An uneasy “Cold War” followed as the United States and the Soviet Union, competed for supremacy. Both nations stockpiled enough arms to guarantee the destruction of one another. This policy was known as “Mutually Assured Destruction,” and while costly and terrifying, it worked. Neither nation used their deadly arsenal, but both nations funded smaller wars to advance their interests. The Cold War ended with the breakup of the Soviet Union in 1991.
Immediately after the Second World War, the United States feared that the Soviets would impose their totalitarian style of government on the ruined European nations. The United States decided that rebuilding Europe would prevent Soviet expansion. The Marshall Plan provided more than $35 billion in aid to Europe after the war.
Representatives of 51 nations met in San Francisco in August 1945. They formed the United Nations, an international body that would resolve disputes through diplomacy rather than armed conflict. Today more than 180 nations belong to the United Nations. The United Nations has made many contributions to world peace but has not prevented war.
Almost all European Jews perished in the Holocaust. The few remaining Holocaust survivors did not want to return to the countries that participated in their destruction. Anti-Semitic sentiment still existed in many European nations even after the terrible war had ended. Some found it was still not safe to return to their homes.

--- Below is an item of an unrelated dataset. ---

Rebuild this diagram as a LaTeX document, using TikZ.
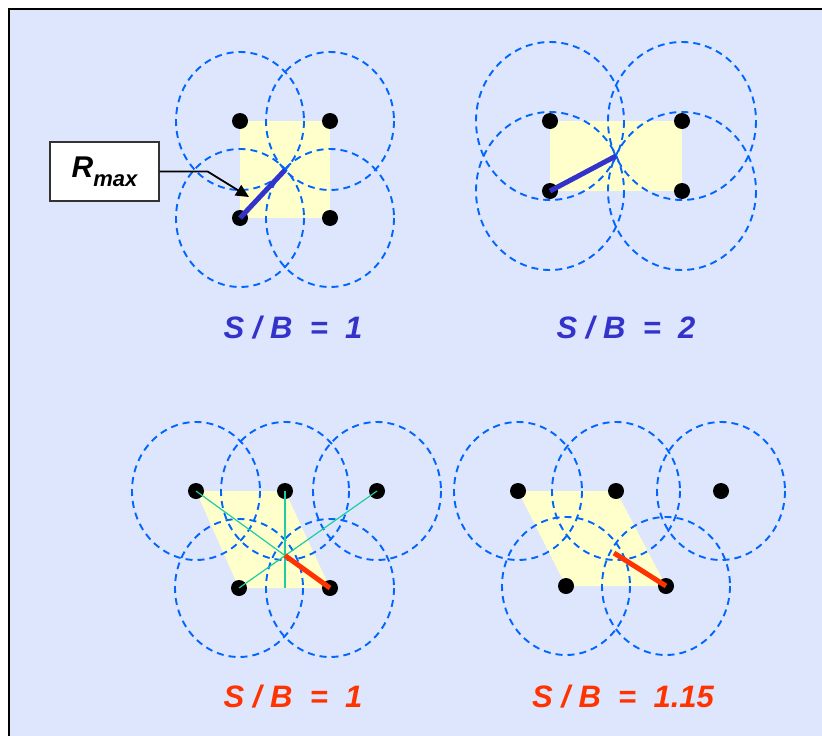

Many Jews wished to return to their traditional homeland on the eastern shore of the Mediterranean Sea. The British controlled the land, but it was occupied mainly by Arab Muslims. The Arabs were upset with Jewish immigrants on what they felt was their land. The United Nations declared Israel an independent Jewish homeland in 1948. After more than two thousand years, the Jewish people finally had a nation of their own, but they would remain in conflict with its neighbors to this day.